Chad's chief personally convened the ECCAS summit that began Thursday and he opened it with a blunt call for "concrete and decisive action", urging the 10-nation regional body "to show solidarity and determination to pull Central Africa back from the abyss".
Djotodia's fate hung in the balance while talks went on into the early hours, but he never had the full support of his peers, who reluctantly accepted his leadership in April last year but decided to call him "head of the transition", rather than president, according to Deby.
When Djotodia and Tiangaye resigned, the regional leaders in N'Djamena "congratulated them on this highly patriotic decision for a way out for the country in paralysis", in a statement.
The turning point for Deby apparently came when Chadian soldiers in an African peacekeeping force and long-term Chadian residents in Bangui were savagely assaulted in December by mobs from the Christian majority, prompting a mass exodus. Deby said Thursday that 18,000 Chadians had been repatriated.
In many places, Christians had formed vigilante groups to protect their communities against the mostly Muslim former rebels of the Seleka coalition who put Djotodia in power, then frequently went rogue when he declared their alliance dissolved.
Both the former rebels and the Christian self-defence militias have been accused by the United Nations and human rights groups of atrocities including killings, rape and mass looting in a nation where the two religious communities hitherto lived together in peace.
Deby told his African counterparts of "the deaths of thousands of civilians and soldiers", including troops of the African Union's 4,000-strong MISCA force and the 1,600 men of France's Operation Sangaris, which are both tasked with peacekeeping and disarming fighters.
"Today there is one observation to be made and it is bitter. The CAR is being shaken to its deepest core by the actions of its own sons, plunging their country into a war that dangerously compromises its future and that of the Central African people," Deby added.
'Central African Republic, capital N'Djamena'
Yet less than a year ago, Chad's leader gave a tacit green light to the Seleka rebels to topple president Francois Bozize, who fled on March 24, 2013, leaving a country with a long history of coups, rebellions and mutinies since independence from France in 1960.

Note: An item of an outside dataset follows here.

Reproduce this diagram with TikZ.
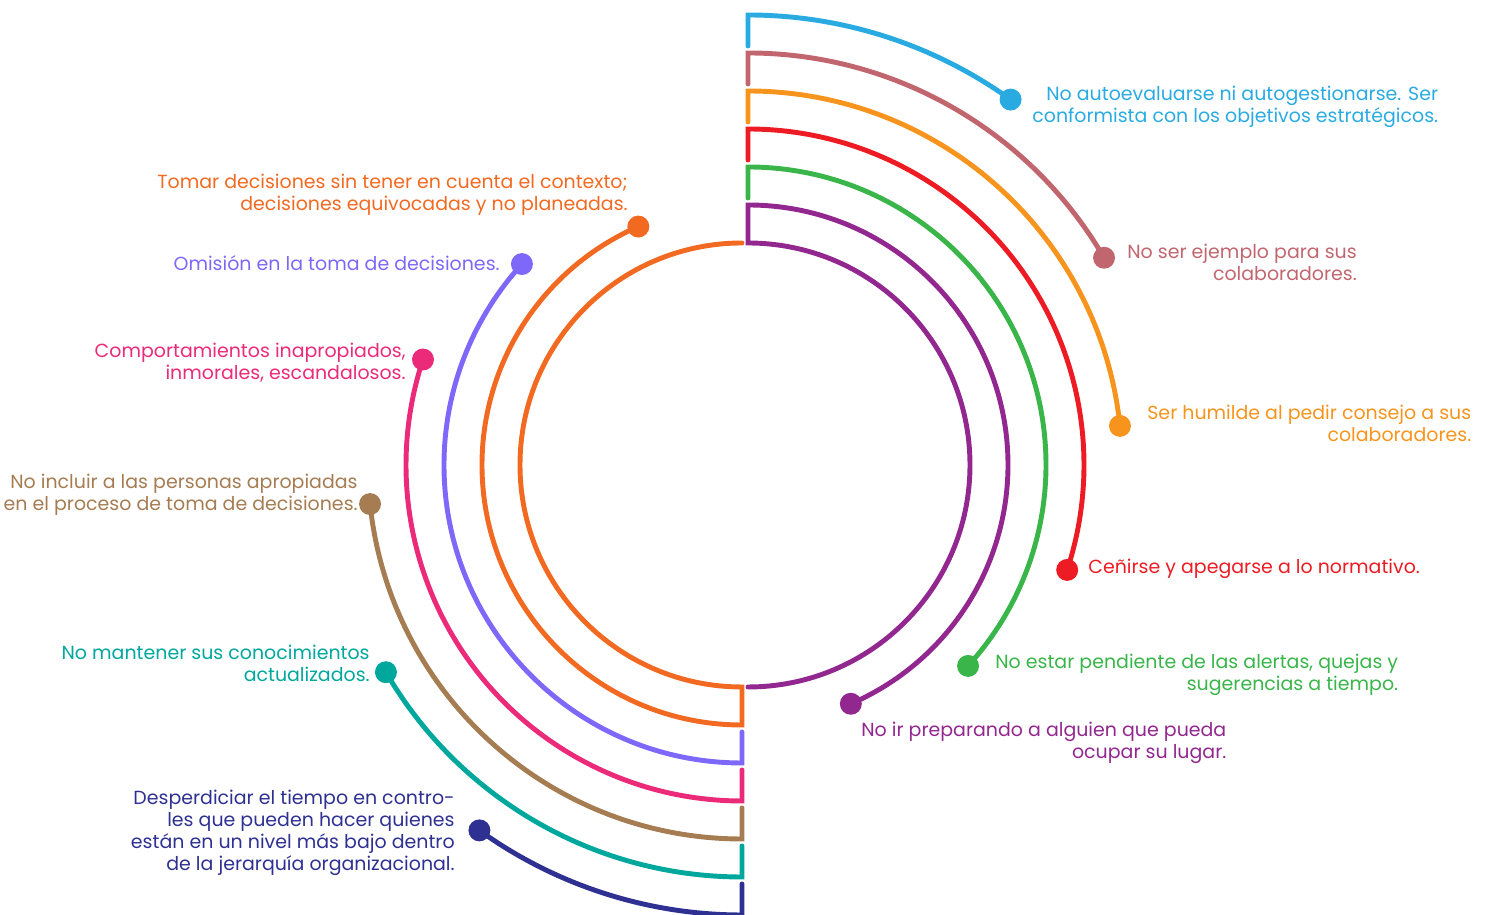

Chadian troops deployed around Bangui did nothing to defend Bozize's regime, though the army general had come to power himself in a coup 10 years earlier with support from N'Djamena. When he was ousted, Bozize was no longer considered dependable.
Relations with Djotodia soured far more quickly, though ambiguity surrounded the nature of N'Djamena's ties with the Seleka rebels, some of whom had come from Chad, once they began carrying out atrocities that went on unpunished for months.
Many Bangui residents denounced what they saw as collusion between some of the former Seleka fighters and Chadian soldiers in the MISCA force, at the expense of Christians. Deby dismissed these allegations.
He also laid all responsibility for the crisis in the CAR squarely on the heads of its leadership. "If there's been a failure, it's that of the political class as a whole," he told the transitional lawmakers, who were expected to help usher in elections this year.
"The transition hasn't worked as we wanted," Deby said. "The authorities who were entrusted with leading this transition have not met the expectations of the Central African people and of the international community, of which the most important are order and security."
"The ECCAS states have no intention of imposing leaders on you, as some apparently want you to believe," he also said.
But that was not how some media in Bangui saw the relationship on Friday. "Central African Republic, capital N'Ddjamena", proclaimed the Internet news site La Nouvelle Centrafrique.
"The reality is that Central Africa is under regional guardianship," Le Journal de Bangui told its readers Friday.